[Begin Entries shown]

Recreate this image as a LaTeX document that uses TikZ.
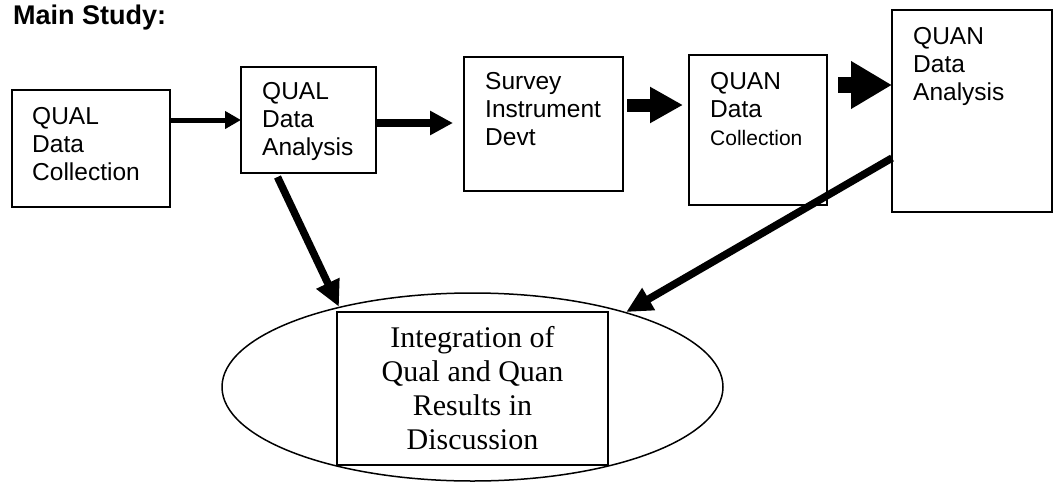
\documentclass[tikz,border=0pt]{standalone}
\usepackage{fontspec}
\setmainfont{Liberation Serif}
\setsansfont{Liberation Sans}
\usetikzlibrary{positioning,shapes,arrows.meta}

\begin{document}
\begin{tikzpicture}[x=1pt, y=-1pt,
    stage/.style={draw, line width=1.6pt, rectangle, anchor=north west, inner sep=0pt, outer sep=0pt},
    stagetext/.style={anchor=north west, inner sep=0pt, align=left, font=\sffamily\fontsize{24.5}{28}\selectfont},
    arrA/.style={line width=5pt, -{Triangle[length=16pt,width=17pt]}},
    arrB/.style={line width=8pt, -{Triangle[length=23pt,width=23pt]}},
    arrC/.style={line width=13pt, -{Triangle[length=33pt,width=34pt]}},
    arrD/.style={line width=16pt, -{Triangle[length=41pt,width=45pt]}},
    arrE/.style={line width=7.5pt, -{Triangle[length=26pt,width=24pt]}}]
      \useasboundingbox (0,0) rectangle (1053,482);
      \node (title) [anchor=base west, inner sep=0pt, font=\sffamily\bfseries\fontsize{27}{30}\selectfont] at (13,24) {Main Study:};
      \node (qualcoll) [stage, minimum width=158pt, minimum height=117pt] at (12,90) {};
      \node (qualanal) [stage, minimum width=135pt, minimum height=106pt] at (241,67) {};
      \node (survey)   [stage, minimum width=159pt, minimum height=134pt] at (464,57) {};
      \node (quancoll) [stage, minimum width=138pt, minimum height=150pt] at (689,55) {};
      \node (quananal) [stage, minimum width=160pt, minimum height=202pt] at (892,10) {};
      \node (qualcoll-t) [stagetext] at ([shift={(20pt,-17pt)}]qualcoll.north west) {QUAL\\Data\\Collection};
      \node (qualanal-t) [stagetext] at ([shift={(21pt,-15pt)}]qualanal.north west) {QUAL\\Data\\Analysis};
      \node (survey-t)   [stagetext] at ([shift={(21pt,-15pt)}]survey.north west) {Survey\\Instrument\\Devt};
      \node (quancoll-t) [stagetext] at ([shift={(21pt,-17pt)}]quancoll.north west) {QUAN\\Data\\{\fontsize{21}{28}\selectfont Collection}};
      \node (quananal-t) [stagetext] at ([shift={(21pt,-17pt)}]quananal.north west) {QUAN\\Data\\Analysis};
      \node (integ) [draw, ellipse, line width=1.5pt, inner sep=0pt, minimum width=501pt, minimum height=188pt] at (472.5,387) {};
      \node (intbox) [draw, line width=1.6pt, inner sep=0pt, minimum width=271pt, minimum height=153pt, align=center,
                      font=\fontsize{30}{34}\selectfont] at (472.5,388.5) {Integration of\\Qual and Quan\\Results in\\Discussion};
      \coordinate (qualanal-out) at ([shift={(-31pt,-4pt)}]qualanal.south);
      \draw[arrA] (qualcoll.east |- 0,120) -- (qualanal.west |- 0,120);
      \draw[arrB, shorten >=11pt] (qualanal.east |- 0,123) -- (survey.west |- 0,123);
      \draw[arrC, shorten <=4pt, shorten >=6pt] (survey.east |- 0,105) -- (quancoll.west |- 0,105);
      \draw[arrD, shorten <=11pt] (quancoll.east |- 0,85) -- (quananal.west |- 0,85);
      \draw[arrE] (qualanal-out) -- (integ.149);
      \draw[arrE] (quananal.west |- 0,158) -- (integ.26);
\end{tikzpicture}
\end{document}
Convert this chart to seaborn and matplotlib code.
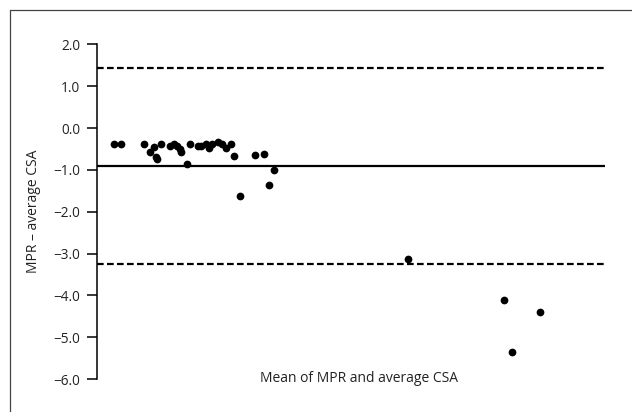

[End Entries shown]
[Begin Entries shown]

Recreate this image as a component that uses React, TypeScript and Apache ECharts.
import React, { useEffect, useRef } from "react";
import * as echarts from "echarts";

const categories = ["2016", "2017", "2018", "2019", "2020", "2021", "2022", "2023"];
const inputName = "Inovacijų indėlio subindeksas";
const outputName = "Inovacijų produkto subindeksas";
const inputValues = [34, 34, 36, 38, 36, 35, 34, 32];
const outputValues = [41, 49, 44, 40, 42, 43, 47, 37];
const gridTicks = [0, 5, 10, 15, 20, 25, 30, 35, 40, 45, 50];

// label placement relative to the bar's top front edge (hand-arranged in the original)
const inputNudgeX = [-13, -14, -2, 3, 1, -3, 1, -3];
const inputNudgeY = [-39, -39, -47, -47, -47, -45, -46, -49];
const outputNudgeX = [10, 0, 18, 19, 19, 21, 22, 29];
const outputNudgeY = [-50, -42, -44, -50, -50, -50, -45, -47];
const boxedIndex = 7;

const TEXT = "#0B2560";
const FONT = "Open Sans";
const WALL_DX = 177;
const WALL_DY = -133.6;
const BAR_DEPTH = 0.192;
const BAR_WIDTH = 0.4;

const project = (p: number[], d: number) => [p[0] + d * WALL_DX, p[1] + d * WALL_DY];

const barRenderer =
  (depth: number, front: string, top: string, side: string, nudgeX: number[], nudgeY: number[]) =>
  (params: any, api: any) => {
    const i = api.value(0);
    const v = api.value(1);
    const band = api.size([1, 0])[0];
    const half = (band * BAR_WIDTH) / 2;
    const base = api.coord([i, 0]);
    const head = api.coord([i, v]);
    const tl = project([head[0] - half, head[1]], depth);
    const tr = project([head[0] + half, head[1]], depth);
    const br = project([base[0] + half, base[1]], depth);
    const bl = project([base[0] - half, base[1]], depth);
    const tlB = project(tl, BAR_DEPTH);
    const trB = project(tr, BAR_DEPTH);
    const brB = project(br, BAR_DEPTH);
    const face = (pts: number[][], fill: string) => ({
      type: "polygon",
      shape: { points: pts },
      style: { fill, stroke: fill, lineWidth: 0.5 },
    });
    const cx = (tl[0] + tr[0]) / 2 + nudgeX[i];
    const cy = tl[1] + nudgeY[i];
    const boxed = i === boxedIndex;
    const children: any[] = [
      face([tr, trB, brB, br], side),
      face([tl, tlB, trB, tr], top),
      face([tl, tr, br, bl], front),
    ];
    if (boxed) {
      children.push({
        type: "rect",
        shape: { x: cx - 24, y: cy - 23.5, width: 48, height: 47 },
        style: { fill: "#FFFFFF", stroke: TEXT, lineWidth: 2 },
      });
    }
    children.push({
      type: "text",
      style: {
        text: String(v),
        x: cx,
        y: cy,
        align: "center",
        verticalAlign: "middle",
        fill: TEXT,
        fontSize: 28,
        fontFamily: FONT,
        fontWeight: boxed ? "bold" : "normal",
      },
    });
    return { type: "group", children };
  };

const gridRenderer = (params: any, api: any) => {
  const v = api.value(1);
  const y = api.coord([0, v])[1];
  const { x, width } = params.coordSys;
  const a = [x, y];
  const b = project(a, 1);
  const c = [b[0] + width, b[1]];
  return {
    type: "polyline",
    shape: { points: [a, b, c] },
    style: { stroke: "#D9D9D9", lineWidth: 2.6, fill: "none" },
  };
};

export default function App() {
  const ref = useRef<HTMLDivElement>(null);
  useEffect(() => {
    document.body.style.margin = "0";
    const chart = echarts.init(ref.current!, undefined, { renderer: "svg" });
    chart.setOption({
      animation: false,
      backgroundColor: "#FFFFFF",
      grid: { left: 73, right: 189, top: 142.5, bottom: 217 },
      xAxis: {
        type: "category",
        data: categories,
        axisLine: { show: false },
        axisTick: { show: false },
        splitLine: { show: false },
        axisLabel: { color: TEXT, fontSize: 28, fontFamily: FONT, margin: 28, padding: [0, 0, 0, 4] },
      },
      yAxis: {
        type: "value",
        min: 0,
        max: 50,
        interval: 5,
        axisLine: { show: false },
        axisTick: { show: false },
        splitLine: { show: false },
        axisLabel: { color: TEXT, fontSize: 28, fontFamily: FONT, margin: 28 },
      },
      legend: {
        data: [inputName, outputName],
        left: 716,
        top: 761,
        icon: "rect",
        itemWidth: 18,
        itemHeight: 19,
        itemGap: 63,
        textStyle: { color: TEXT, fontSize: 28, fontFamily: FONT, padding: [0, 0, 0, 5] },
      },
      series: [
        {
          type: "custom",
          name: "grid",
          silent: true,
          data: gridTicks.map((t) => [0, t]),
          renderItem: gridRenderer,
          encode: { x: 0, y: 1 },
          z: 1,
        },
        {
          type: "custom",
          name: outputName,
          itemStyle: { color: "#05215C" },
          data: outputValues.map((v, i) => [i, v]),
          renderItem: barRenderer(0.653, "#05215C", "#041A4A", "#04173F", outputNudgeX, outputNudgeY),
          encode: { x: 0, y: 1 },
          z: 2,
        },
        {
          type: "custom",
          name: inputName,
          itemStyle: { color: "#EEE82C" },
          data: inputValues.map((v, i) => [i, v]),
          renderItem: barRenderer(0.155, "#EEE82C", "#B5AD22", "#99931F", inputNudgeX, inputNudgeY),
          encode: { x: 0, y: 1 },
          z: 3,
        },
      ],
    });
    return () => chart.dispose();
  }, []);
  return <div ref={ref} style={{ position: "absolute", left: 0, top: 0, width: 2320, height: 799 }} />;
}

[End Entries shown]

Required task
Exactly the lines from the one holding "Recreate this image as a component" through the one holding "const project = (p: number[], d: number)" should be printed, ends included.

Result of the exercise
Recreate this image as a component that uses React, TypeScript and Apache ECharts.
import React, { useEffect, useRef } from "react";
import * as echarts from "echarts";

const categories = ["2016", "2017", "2018", "2019", "2020", "2021", "2022", "2023"];
const inputName = "Inovacijų indėlio subindeksas";
const outputName = "Inovacijų produkto subindeksas";
const inputValues = [34, 34, 36, 38, 36, 35, 34, 32];
const outputValues = [41, 49, 44, 40, 42, 43, 47, 37];
const gridTicks = [0, 5, 10, 15, 20, 25, 30, 35, 40, 45, 50];

// label placement relative to the bar's top front edge (hand-arranged in the original)
const inputNudgeX = [-13, -14, -2, 3, 1, -3, 1, -3];
const inputNudgeY = [-39, -39, -47, -47, -47, -45, -46, -49];
const outputNudgeX = [10, 0, 18, 19, 19, 21, 22, 29];
const outputNudgeY = [-50, -42, -44, -50, -50, -50, -45, -47];
const boxedIndex = 7;

const TEXT = "#0B2560";
const FONT = "Open Sans";
const WALL_DX = 177;
const WALL_DY = -133.6;
const BAR_DEPTH = 0.192;
const BAR_WIDTH = 0.4;

const project = (p: number[], d: number) => [p[0] + d * WALL_DX, p[1] + d * WALL_DY];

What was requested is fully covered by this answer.